(Host) The U.S. Attorney’s Office in Vermont will be the chief federal agency to investigate possible cases of criminal fraud in tomorrow’s election.
The office will specifically look at any complaints that relate to the integrity of the election and the protection of rights of voters.
VPR’s Bob Kinzel reports
(Kinzel) The election oversight program is part of a national effort that’s being implemented by the United States Department of Justice.
Assistant U.S. Attorney John Conroy will be the chief enforcement officer in Vermont. He says he’s got a clear assignment:
(Conroy) “In order to ascertain whether or not they are any criminal conduct going on in the voting process.”
(Kinzel) Conroy says his office will be looking at two basic types of criminal conduct:
(Conroy) “The conduct must involve either fraudulently placing invalid names on voter registration lists or must involve the direct interference with the voting process itself such as false tallies or inserting bogus ballots in a ballot box, destroying or not counting plainly lawful ballots or somehow engaging in activity that deprives voters of their right to make their free and voluntary choice either through vote buying or voter intimidation.”

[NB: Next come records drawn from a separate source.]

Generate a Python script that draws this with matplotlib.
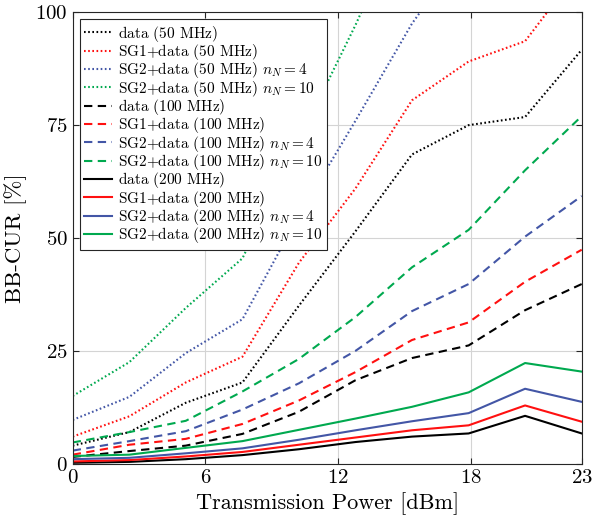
import numpy as np
import matplotlib.pyplot as plt

plt.rcParams["font.family"] = ["cmr10", "DejaVu Serif"]
plt.rcParams["mathtext.fontset"] = "cm"
plt.rcParams["axes.formatter.use_mathtext"] = True

# transmission power [dBm]
power = [0, 2.56, 5.11, 7.67, 10.22, 12.78, 15.33, 17.89, 20.44, 23]

# 50 MHz (dotted)
data_50 = [4.0, 7.0, 13.5, 18.0, 35.0, 51.5, 68.5, 75.0, 76.8, 91.7]
sg1_50 = [6.0, 10.5, 18.0, 23.7, 44.5, 61.0, 80.5, 89.1, 93.6, 110.0]
sg2_50_n4 = [9.7, 14.8, 24.5, 32.0, 55.0, 76.0, 97.5, 115.0, 125.0, 135.0]
sg2_50_n10 = [15.0, 22.5, 34.5, 45.5, 71.6, 97.2, 125.0, 140.0, 150.0, 160.0]

# 100 MHz (dashed)
data_100 = [1.5, 2.8, 4.0, 6.6, 11.5, 18.5, 23.4, 26.2, 34.0, 39.8]
sg1_100 = [2.0, 4.2, 5.5, 8.8, 14.0, 20.3, 27.4, 31.3, 40.3, 47.4]
sg2_100_n4 = [2.9, 5.0, 7.2, 12.0, 17.8, 25.0, 33.8, 39.8, 50.3, 59.3]
sg2_100_n10 = [4.7, 7.0, 9.5, 16.0, 23.2, 32.5, 43.5, 51.8, 65.0, 77.0]

# 200 MHz (solid)
data_200 = [0.2, 0.4, 1.0, 1.9, 3.2, 4.8, 6.0, 6.7, 10.6, 6.7]
sg1_200 = [0.5, 0.8, 1.6, 2.6, 4.2, 5.8, 7.4, 8.5, 12.9, 9.3]
sg2_200_n4 = [1.0, 1.3, 2.3, 3.4, 5.3, 7.4, 9.4, 11.2, 16.6, 13.7]
sg2_200_n10 = [1.7, 2.0, 3.5, 5.0, 7.5, 10.0, 12.6, 15.8, 22.3, 20.4]

# empty subscript so every legend row gets the same height
pad = r"$_{\ }$"
labels = [
    "data (50 MHz)" + pad, "SG1+data (50 MHz)" + pad,
    "SG2+data (50 MHz) $n_N=4$", "SG2+data (50 MHz) $n_N=10$",
    "data (100 MHz)" + pad, "SG1+data (100 MHz)" + pad,
    "SG2+data (100 MHz) $n_N=4$", "SG2+data (100 MHz) $n_N=10$",
    "data (200 MHz)" + pad, "SG1+data (200 MHz)" + pad,
    "SG2+data (200 MHz) $n_N=4$", "SG2+data (200 MHz) $n_N=10$",
]
series = [data_50, sg1_50, sg2_50_n4, sg2_50_n10,
          data_100, sg1_100, sg2_100_n4, sg2_100_n10,
          data_200, sg1_200, sg2_200_n4, sg2_200_n10]

colors = ["black", "#ff1010", "#4356a6", "#00a94f"]
styles = [(0, (0.8, 1.2)), (0, (4, 2.6)), "-"]

fig = plt.figure(figsize=(5.93, 5.23), dpi=100)
ax = fig.add_axes([0.1226, 0.1134, 0.8584, 0.8631])

for i, (y, lab) in enumerate(zip(series, labels)):
    ax.plot(power, y, color=colors[i % 4], linestyle=styles[i // 4],
            linewidth=1.5, label=lab)

ax.set_xlim(0, 23)
ax.set_ylim(0, 100)
ax.set_xticks([0, 6, 12, 18, 23])
ax.set_yticks([0, 25, 50, 75, 100])
ax.grid(True, color="#d4d4d4", linewidth=0.8)
ax.set_axisbelow(True)
ax.tick_params(direction="in", labelsize=15, length=4, color="#262626",
               top=True, right=True)
for s in ax.spines.values():
    s.set_color("#262626")
    s.set_linewidth(0.8)

ax.set_xlabel("Transmission Power [dBm]", fontsize=16, labelpad=4)
ax.set_ylabel("BB-CUR [%]", fontsize=16.5, labelpad=6)

leg = ax.legend(loc="upper left", fontsize=11, frameon=True, fancybox=False,
                edgecolor="#262626", framealpha=1, handlelength=1.85,
                handletextpad=0.35, labelspacing=-0.11, borderpad=0.3,
                borderaxespad=0.45)
leg.get_frame().set_linewidth(0.8)

fig.savefig("out.png", dpi=100)
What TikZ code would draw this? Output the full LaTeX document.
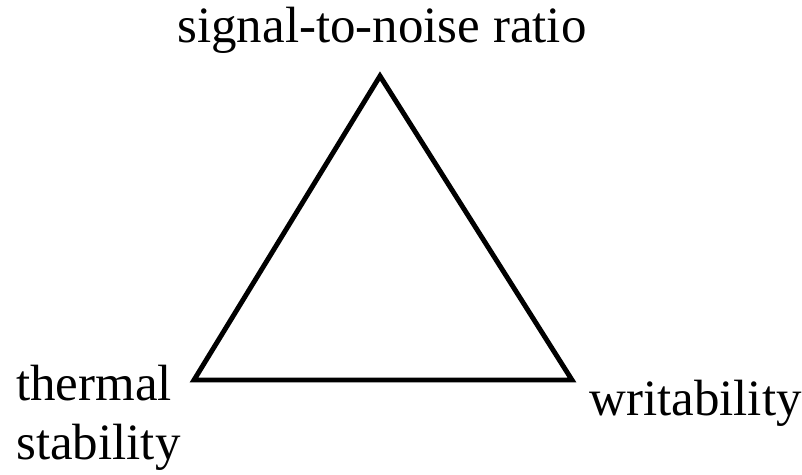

(Kinzel) Conroy says the F.B.I. also has a role in this process:
(Conroy) “The F.B.I. has the investigative jurisdiction to pursue these complaints and these leads should they arise. We would work with the F.B.I. should the need arise, however we would also consult with the Public Integrity Section of the Department of Justice. They would have to authorize a full field investigation of any such complaint.”
(Kinzel) While his office is prepared to deal with allegations of criminal conduct, Conroy says he isn’t anticipating that there will be need to send investigators into the field.
(Conroy) “This hasn’t been a problem historically in Vermont, whereas it’s been a problem in several other jurisdictions. There are some areas that are not federal election fraud that often arise such as a candidate issuing in accurate campaign literature or campaigning too close to the polls or simply failing to abide by state mandated voting procedures. Those are not considered to be federal election crimes.”
(Kinzel) Conroy says he hopes to work closely with the Vermont Secretary of State’s office to ensure “that those who are entitled to the franchise are able to exercise it while those who seek to corrupt it are brought to justice.”